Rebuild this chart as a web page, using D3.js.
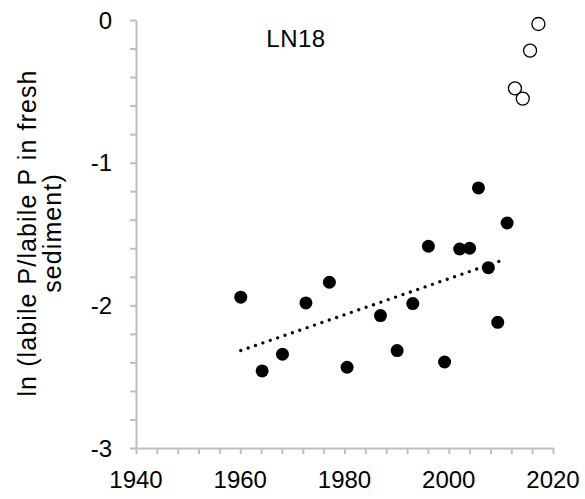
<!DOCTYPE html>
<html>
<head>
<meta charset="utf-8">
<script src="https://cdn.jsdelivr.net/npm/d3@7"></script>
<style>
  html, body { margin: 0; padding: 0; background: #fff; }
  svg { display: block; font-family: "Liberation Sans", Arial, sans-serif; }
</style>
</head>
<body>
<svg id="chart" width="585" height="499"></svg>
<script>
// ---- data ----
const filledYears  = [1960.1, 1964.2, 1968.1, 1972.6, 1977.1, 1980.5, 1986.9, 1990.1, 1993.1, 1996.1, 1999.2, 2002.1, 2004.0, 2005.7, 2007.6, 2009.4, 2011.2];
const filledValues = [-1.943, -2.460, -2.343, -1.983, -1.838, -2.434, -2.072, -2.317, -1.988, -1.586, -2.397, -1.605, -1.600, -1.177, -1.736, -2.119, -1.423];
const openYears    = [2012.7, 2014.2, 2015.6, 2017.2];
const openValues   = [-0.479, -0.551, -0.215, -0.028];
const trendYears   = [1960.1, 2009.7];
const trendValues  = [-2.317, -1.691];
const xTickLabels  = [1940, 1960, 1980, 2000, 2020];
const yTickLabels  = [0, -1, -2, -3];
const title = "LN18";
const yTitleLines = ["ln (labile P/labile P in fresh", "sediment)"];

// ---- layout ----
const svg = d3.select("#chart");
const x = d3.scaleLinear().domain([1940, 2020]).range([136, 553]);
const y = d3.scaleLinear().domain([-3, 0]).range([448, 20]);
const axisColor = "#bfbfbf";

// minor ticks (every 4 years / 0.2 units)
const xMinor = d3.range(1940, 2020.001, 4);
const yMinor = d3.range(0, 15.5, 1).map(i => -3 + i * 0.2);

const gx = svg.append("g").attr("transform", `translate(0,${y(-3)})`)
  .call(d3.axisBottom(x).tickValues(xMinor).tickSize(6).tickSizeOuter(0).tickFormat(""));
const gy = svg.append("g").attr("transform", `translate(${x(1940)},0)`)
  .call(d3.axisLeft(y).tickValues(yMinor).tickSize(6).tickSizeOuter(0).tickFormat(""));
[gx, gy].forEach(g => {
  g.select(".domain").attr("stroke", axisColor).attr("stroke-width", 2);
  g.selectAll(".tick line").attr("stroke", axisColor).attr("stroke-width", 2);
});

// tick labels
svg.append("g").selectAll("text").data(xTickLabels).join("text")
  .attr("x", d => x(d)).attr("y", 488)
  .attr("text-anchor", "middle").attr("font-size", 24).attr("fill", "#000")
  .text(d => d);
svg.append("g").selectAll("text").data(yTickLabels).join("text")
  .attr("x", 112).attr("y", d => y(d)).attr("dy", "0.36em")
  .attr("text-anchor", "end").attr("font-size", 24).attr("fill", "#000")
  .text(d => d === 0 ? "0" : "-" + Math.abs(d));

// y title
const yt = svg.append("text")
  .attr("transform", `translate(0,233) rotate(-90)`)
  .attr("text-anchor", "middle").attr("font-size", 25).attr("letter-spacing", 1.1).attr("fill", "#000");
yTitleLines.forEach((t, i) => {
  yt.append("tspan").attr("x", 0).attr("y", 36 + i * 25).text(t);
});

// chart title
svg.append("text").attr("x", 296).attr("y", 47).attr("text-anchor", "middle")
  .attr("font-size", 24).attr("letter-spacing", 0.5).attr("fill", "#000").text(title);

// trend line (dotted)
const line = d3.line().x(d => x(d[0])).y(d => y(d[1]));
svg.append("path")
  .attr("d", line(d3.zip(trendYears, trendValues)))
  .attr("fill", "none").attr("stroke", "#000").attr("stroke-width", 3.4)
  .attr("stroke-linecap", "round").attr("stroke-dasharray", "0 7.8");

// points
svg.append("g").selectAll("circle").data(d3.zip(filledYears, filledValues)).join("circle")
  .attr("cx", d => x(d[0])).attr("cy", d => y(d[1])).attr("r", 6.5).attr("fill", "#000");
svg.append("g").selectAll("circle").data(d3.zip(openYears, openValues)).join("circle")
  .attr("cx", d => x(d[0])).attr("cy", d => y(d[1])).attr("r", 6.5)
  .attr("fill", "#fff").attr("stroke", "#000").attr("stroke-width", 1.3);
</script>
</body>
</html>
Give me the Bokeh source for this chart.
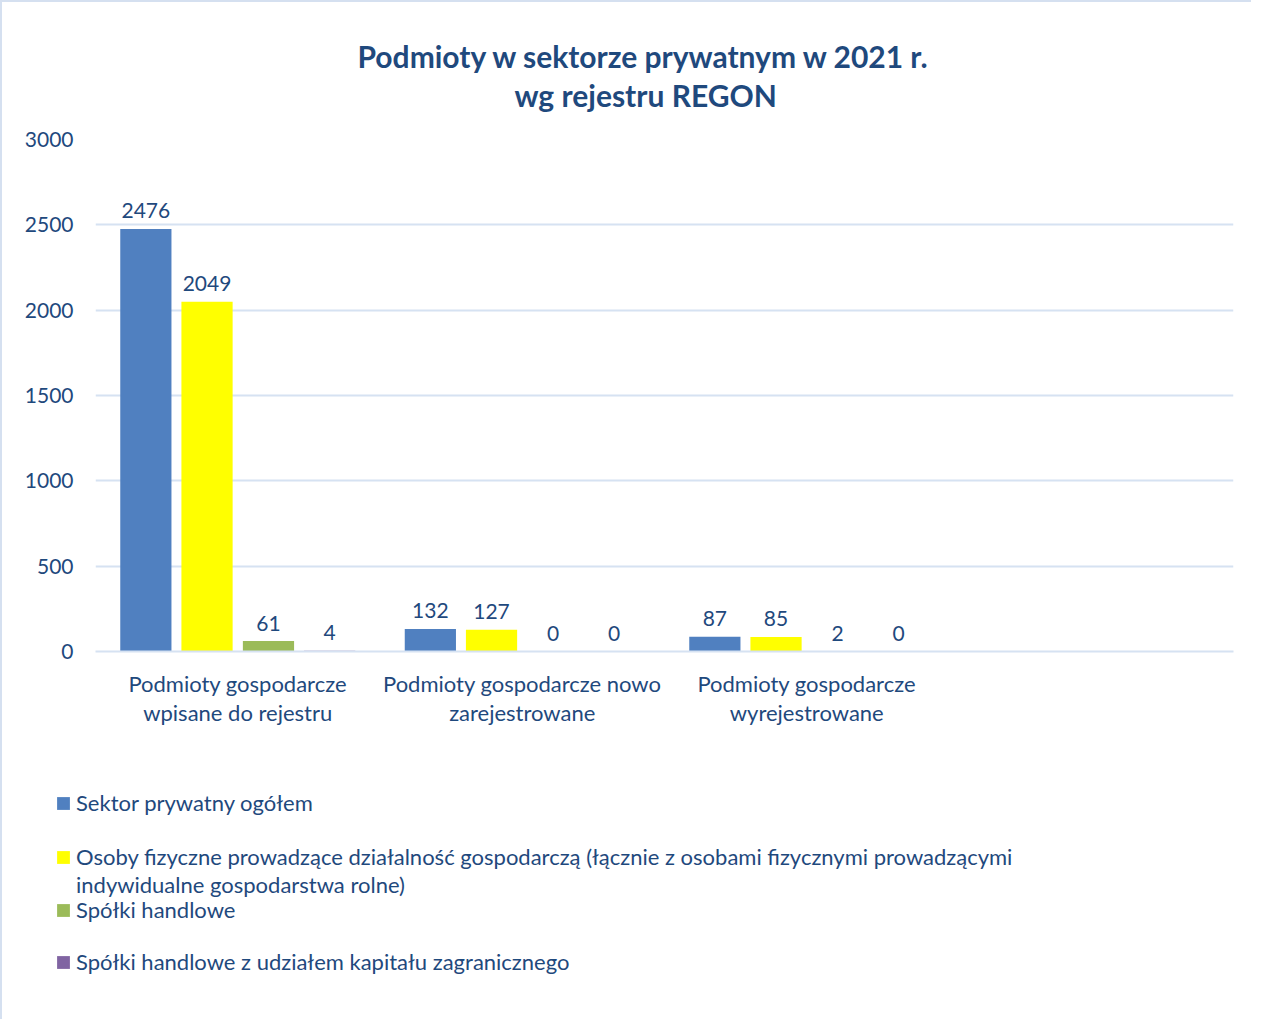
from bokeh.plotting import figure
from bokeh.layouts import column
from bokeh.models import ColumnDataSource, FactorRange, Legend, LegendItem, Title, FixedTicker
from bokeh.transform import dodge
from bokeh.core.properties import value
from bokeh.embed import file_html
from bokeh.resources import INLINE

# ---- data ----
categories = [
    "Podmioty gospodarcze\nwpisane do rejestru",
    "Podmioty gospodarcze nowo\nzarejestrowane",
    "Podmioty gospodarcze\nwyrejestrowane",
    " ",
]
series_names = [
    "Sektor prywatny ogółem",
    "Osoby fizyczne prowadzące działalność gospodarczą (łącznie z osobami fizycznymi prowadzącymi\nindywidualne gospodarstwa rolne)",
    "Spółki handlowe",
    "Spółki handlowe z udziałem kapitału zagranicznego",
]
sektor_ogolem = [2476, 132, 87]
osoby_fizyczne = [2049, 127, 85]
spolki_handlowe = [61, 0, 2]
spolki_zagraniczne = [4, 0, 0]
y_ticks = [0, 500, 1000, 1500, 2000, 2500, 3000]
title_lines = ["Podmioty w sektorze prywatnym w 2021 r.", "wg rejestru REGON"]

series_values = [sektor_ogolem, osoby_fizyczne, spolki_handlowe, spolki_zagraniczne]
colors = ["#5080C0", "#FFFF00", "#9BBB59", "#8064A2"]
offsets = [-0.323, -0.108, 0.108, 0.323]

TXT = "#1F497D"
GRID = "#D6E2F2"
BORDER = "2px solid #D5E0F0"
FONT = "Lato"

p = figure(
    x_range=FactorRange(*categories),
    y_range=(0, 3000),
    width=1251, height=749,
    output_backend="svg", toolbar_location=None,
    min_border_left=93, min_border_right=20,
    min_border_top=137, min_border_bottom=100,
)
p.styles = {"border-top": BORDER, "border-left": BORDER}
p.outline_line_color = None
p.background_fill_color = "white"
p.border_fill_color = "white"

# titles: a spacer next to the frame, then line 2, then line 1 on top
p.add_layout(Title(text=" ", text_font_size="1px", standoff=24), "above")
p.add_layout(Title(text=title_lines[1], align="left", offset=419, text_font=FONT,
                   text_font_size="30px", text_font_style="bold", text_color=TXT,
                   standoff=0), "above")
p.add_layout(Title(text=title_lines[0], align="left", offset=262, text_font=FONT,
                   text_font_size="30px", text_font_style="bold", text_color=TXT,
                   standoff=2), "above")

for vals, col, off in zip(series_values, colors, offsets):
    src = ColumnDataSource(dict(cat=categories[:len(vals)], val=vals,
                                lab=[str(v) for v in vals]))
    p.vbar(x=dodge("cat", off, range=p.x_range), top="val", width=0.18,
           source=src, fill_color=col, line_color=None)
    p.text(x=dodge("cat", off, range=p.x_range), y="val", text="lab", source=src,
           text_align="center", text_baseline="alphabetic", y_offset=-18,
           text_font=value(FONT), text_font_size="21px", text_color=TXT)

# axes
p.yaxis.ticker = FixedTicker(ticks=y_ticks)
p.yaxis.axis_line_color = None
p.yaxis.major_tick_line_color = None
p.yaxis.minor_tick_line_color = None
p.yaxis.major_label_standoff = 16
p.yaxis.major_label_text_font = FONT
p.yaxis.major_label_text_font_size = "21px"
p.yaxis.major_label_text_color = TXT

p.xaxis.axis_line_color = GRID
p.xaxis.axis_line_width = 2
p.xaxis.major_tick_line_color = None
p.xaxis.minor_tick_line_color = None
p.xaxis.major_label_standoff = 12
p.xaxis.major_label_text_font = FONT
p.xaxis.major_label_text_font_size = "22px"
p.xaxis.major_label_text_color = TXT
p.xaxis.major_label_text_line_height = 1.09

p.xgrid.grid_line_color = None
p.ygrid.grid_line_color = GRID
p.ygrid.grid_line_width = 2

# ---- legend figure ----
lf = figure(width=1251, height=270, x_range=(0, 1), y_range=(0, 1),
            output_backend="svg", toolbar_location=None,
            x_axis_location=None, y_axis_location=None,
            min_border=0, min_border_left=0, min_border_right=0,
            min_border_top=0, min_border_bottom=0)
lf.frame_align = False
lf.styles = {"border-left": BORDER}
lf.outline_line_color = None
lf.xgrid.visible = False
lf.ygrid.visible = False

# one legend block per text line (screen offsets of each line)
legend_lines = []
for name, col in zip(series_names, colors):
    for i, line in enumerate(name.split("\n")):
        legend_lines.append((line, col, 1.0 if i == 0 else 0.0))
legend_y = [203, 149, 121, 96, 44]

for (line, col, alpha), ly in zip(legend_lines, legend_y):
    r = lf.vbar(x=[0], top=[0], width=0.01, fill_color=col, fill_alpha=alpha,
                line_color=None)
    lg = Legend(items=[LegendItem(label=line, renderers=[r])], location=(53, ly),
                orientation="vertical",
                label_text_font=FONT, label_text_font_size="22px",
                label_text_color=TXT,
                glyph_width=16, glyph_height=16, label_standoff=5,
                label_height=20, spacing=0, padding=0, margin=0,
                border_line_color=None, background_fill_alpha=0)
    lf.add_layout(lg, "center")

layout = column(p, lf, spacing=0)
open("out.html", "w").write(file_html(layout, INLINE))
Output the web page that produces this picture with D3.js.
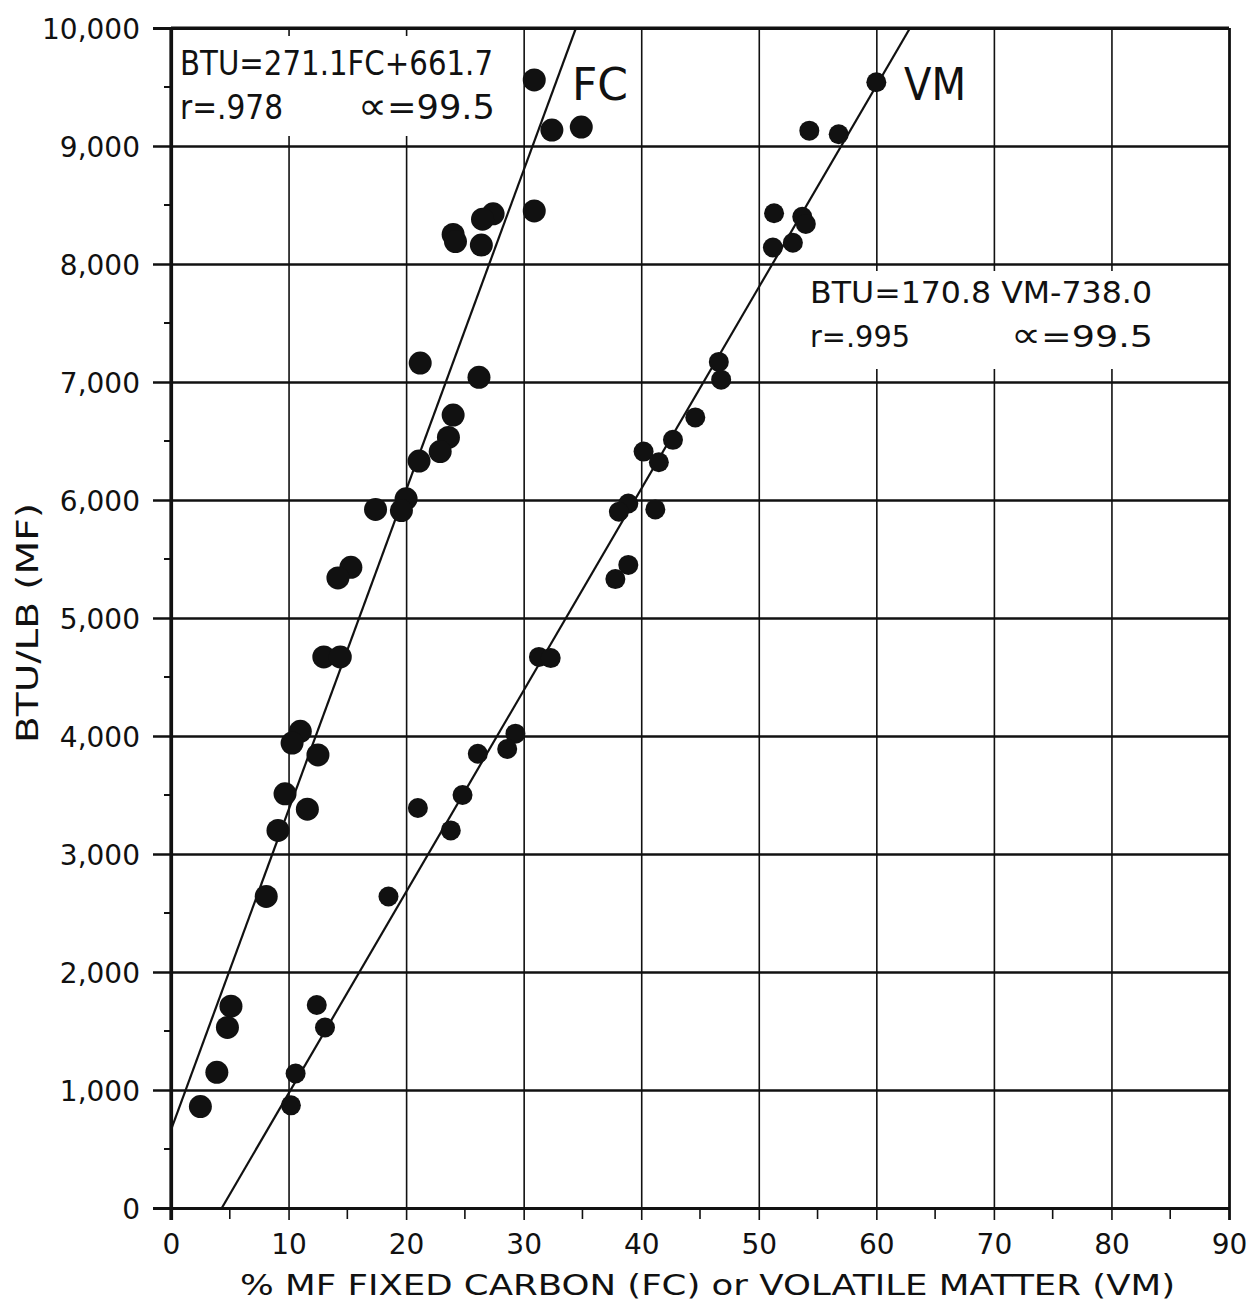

Set task> Copy out each line of the data containing the string "page".

Final result>
Rebuild this chart as a web page, using D3.js.
Output the web page that produces this picture with D3.js.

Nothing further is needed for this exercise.